* Aim of the task *
Begin with the first line of the material and write out each line exactly, ending with the line that contains "plt.rcParams['lines.scale_dashes'] = False". Pictures are not part of the copy.

#### Material

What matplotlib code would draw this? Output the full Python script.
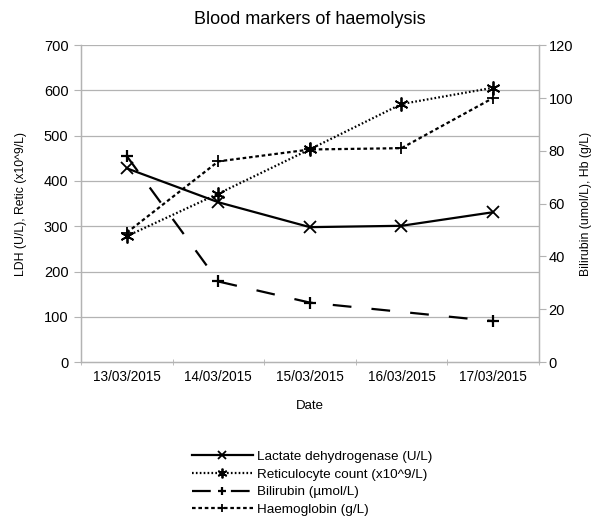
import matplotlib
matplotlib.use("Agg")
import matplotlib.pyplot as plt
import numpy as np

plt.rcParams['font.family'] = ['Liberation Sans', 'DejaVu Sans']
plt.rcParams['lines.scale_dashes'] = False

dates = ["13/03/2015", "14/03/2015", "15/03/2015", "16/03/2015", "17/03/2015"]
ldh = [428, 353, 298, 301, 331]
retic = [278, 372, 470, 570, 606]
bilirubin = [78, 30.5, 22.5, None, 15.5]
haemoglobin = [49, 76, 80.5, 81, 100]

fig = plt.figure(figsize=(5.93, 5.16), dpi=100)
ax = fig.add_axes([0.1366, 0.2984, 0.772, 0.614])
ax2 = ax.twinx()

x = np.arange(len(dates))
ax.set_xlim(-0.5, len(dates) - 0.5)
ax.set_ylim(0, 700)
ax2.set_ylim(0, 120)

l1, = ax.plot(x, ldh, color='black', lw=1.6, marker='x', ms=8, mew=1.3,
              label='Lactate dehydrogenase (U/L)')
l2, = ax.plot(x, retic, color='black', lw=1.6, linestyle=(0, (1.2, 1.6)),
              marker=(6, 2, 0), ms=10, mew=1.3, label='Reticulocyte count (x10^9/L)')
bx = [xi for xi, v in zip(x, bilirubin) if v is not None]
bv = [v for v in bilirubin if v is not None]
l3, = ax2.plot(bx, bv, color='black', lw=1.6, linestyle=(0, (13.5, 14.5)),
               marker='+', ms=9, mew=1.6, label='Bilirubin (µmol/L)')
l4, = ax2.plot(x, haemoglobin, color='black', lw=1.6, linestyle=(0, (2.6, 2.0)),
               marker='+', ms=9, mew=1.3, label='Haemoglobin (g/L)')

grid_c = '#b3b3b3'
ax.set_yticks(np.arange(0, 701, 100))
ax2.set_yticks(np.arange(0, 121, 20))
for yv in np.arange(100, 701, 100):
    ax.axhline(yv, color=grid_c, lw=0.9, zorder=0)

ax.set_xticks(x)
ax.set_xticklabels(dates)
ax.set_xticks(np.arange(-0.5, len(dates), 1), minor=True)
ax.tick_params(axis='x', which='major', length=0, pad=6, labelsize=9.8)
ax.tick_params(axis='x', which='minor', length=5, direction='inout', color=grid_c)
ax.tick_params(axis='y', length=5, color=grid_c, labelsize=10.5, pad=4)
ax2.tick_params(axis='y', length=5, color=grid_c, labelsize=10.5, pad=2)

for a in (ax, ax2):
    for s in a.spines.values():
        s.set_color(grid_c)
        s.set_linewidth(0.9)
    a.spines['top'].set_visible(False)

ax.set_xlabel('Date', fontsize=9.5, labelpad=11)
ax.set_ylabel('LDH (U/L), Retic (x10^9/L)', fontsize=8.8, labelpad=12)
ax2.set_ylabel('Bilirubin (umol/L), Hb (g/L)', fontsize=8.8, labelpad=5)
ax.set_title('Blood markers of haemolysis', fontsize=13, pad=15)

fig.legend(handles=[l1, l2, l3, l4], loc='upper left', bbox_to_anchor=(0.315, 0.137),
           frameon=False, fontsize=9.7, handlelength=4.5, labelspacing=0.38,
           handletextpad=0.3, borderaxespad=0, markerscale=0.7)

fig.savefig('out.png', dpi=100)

########

* The completed task *
What matplotlib code would draw this? Output the full Python script.
import matplotlib
matplotlib.use("Agg")
import matplotlib.pyplot as plt
import numpy as np

plt.rcParams['font.family'] = ['Liberation Sans', 'DejaVu Sans']
plt.rcParams['lines.scale_dashes'] = False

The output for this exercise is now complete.